* **Problem details**
Only the lines between the line holding "Generate a LaTeX" and the line holding "(1328,58) -- (1328,713);", both of those included, should be copied exactly; drop the pictures.

* **Source material**
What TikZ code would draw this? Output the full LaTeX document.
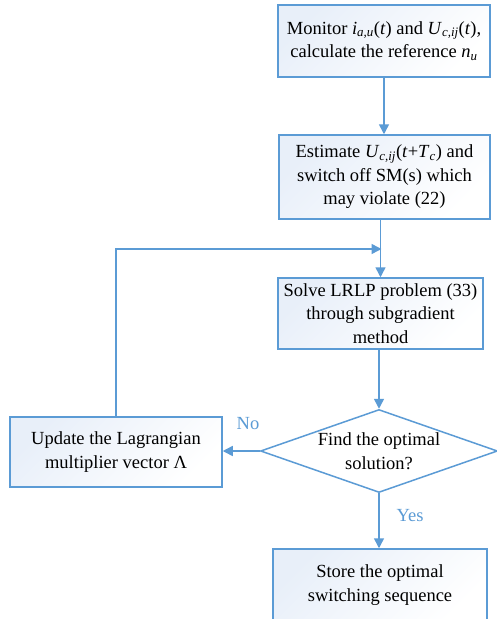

---

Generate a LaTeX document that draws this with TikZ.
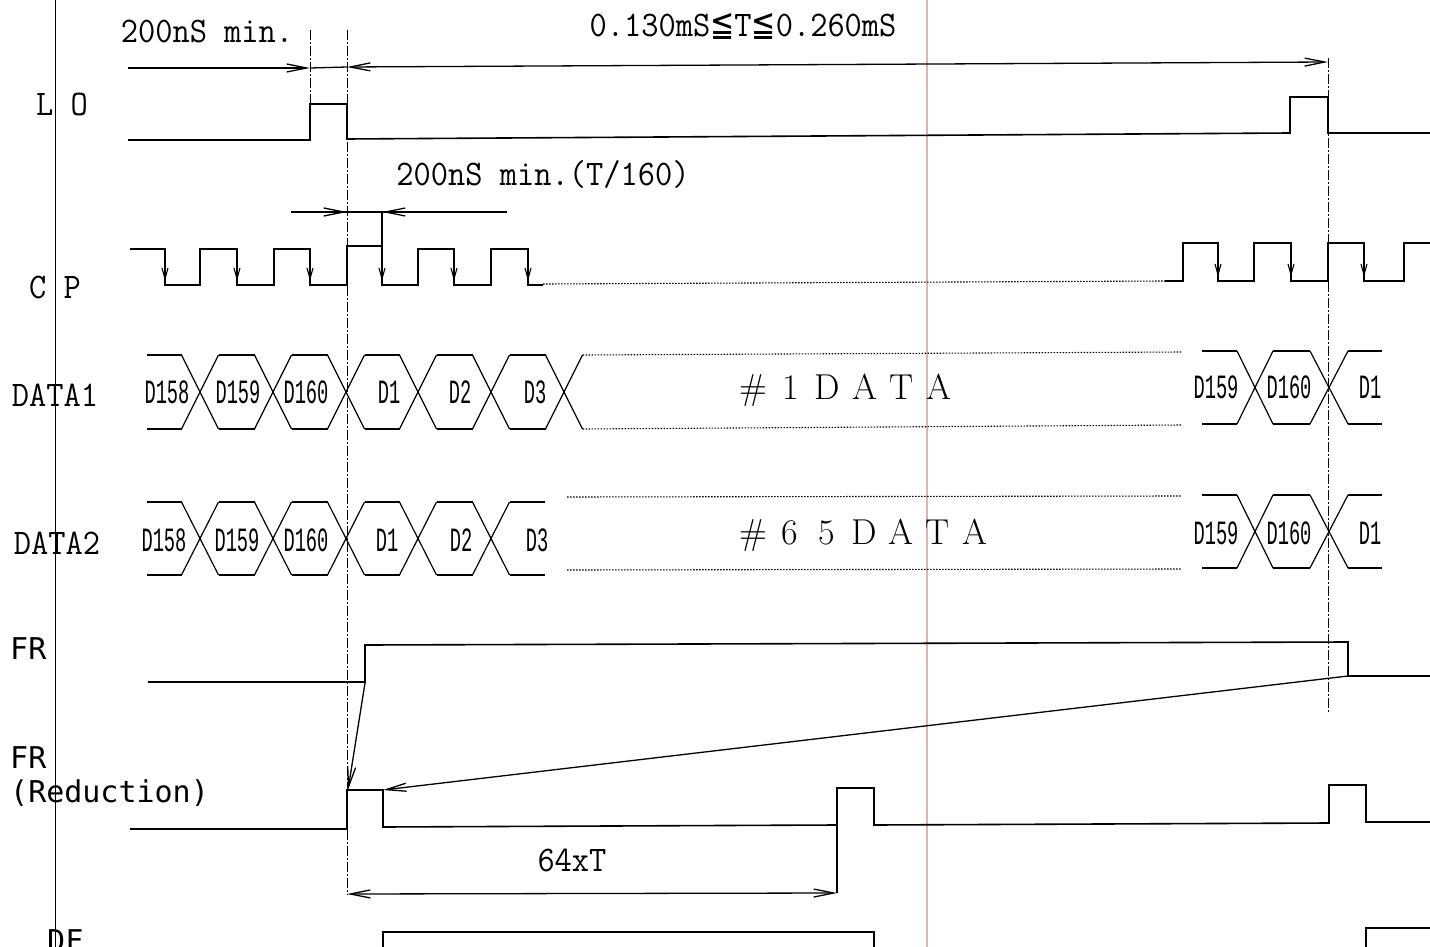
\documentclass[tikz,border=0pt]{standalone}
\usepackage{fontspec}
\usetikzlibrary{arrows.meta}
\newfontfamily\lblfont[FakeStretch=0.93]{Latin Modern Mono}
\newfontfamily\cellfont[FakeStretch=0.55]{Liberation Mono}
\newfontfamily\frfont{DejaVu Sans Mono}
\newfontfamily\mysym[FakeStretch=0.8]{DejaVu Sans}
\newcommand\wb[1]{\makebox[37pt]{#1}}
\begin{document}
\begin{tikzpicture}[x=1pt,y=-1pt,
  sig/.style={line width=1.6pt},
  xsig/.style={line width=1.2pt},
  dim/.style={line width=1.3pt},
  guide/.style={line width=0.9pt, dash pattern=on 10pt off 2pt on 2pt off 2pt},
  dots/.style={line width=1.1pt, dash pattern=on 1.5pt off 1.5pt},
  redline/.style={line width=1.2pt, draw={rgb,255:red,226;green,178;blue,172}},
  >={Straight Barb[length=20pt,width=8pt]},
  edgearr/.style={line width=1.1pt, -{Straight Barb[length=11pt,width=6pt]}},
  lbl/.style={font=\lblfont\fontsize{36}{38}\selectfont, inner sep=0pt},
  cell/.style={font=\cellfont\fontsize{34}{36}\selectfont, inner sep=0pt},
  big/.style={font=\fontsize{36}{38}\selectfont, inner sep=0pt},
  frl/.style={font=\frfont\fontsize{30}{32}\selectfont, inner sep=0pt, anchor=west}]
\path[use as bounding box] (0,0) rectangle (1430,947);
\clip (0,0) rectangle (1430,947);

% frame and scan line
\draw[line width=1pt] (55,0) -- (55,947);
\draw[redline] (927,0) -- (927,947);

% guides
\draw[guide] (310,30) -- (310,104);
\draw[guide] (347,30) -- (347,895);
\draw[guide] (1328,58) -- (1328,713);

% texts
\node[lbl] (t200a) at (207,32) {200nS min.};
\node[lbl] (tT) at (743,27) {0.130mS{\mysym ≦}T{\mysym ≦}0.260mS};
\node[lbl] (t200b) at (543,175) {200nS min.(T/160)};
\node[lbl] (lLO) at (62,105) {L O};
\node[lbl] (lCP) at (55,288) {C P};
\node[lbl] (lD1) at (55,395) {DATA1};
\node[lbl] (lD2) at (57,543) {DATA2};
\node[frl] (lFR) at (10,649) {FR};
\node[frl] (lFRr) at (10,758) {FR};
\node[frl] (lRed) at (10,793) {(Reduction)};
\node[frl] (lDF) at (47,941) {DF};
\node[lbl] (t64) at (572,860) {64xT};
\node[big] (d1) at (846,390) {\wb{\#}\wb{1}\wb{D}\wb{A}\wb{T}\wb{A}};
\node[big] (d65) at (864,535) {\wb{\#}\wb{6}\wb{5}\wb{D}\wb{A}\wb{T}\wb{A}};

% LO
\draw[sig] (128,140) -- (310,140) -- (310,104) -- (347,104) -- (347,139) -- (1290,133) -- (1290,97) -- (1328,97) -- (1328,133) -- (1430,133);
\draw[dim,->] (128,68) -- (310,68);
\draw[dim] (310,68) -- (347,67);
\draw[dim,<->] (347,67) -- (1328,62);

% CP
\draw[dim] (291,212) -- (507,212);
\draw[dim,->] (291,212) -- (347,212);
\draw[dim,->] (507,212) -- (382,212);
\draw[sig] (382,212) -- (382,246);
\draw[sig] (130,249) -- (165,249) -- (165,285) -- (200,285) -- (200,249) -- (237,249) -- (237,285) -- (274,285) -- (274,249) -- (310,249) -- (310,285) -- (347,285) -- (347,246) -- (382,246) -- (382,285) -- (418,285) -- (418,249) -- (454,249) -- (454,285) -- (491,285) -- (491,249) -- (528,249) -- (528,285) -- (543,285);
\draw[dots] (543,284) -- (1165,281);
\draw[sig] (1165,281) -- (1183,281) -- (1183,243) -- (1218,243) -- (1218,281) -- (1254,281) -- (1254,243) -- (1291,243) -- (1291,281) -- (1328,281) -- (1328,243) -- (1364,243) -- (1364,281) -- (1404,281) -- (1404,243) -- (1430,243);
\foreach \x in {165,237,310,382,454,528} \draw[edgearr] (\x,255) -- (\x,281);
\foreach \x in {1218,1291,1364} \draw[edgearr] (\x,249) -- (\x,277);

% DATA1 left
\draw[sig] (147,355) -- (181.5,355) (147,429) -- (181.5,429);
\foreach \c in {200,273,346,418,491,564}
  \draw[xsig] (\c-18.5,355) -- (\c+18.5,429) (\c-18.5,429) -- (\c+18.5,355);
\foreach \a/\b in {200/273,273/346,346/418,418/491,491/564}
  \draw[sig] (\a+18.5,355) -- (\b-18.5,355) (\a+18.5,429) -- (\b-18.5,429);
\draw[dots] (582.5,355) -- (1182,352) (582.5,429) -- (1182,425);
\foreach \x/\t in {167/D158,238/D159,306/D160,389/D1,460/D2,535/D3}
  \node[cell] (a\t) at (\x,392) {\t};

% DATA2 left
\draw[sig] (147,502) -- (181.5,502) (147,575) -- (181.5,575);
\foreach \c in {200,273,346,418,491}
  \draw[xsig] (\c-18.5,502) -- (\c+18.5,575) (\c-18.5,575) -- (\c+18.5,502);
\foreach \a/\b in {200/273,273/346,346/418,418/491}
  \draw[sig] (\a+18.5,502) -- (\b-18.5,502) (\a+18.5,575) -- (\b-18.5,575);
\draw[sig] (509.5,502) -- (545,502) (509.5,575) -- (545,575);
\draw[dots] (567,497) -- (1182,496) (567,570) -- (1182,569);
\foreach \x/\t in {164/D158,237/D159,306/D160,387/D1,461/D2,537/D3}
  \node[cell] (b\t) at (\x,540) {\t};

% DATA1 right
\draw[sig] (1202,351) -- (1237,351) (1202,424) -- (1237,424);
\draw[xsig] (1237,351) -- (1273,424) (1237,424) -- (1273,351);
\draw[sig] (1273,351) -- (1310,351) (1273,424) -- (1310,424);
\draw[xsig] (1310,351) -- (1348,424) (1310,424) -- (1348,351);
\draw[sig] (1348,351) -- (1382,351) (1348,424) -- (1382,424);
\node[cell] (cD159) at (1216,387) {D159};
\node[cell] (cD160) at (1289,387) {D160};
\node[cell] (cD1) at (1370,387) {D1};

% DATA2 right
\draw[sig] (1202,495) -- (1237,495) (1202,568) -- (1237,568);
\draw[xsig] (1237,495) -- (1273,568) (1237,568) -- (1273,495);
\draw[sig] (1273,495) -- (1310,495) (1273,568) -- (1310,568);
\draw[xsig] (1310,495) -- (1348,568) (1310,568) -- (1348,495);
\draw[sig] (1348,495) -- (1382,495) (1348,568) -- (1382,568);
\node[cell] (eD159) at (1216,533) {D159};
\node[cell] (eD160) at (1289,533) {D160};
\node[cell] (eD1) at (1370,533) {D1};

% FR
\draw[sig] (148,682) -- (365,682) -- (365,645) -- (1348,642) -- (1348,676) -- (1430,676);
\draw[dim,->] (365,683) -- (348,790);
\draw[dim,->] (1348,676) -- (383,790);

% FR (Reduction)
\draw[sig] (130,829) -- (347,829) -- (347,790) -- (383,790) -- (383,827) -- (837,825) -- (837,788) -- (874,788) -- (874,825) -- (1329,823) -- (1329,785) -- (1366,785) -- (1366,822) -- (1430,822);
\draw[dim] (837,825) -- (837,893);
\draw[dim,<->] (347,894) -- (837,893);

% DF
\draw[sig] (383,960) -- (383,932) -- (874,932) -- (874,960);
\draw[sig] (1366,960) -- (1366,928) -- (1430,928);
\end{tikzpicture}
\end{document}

...

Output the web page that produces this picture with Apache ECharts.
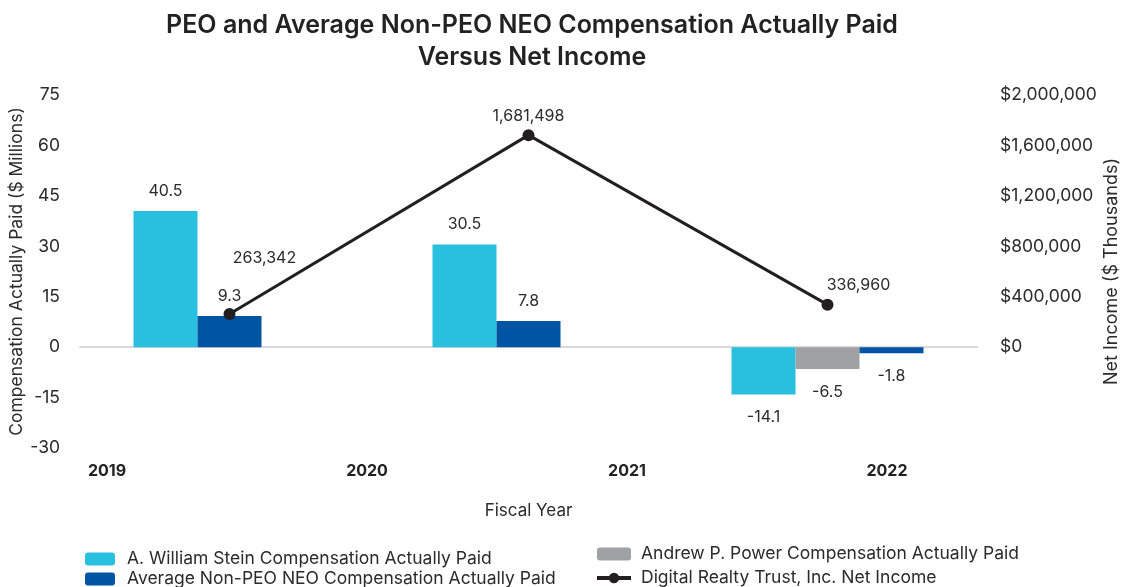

* **The reply**
Generate a LaTeX document that draws this with TikZ.
\documentclass[tikz,border=0pt]{standalone}
\usepackage{fontspec}
\usetikzlibrary{arrows.meta}
\newfontfamily\lblfont[FakeStretch=0.93]{Latin Modern Mono}
\newfontfamily\cellfont[FakeStretch=0.55]{Liberation Mono}
\newfontfamily\frfont{DejaVu Sans Mono}
\newfontfamily\mysym[FakeStretch=0.8]{DejaVu Sans}
\newcommand\wb[1]{\makebox[37pt]{#1}}
\begin{document}
\begin{tikzpicture}[x=1pt,y=-1pt,
  sig/.style={line width=1.6pt},
  xsig/.style={line width=1.2pt},
  dim/.style={line width=1.3pt},
  guide/.style={line width=0.9pt, dash pattern=on 10pt off 2pt on 2pt off 2pt},
  dots/.style={line width=1.1pt, dash pattern=on 1.5pt off 1.5pt},
  redline/.style={line width=1.2pt, draw={rgb,255:red,226;green,178;blue,172}},
  >={Straight Barb[length=20pt,width=8pt]},
  edgearr/.style={line width=1.1pt, -{Straight Barb[length=11pt,width=6pt]}},
  lbl/.style={font=\lblfont\fontsize{36}{38}\selectfont, inner sep=0pt},
  cell/.style={font=\cellfont\fontsize{34}{36}\selectfont, inner sep=0pt},
  big/.style={font=\fontsize{36}{38}\selectfont, inner sep=0pt},
  frl/.style={font=\frfont\fontsize{30}{32}\selectfont, inner sep=0pt, anchor=west}]
\path[use as bounding box] (0,0) rectangle (1430,947);
\clip (0,0) rectangle (1430,947);

% frame and scan line
\draw[line width=1pt] (55,0) -- (55,947);
\draw[redline] (927,0) -- (927,947);

% guides
\draw[guide] (310,30) -- (310,104);
\draw[guide] (347,30) -- (347,895);
\draw[guide] (1328,58) -- (1328,713);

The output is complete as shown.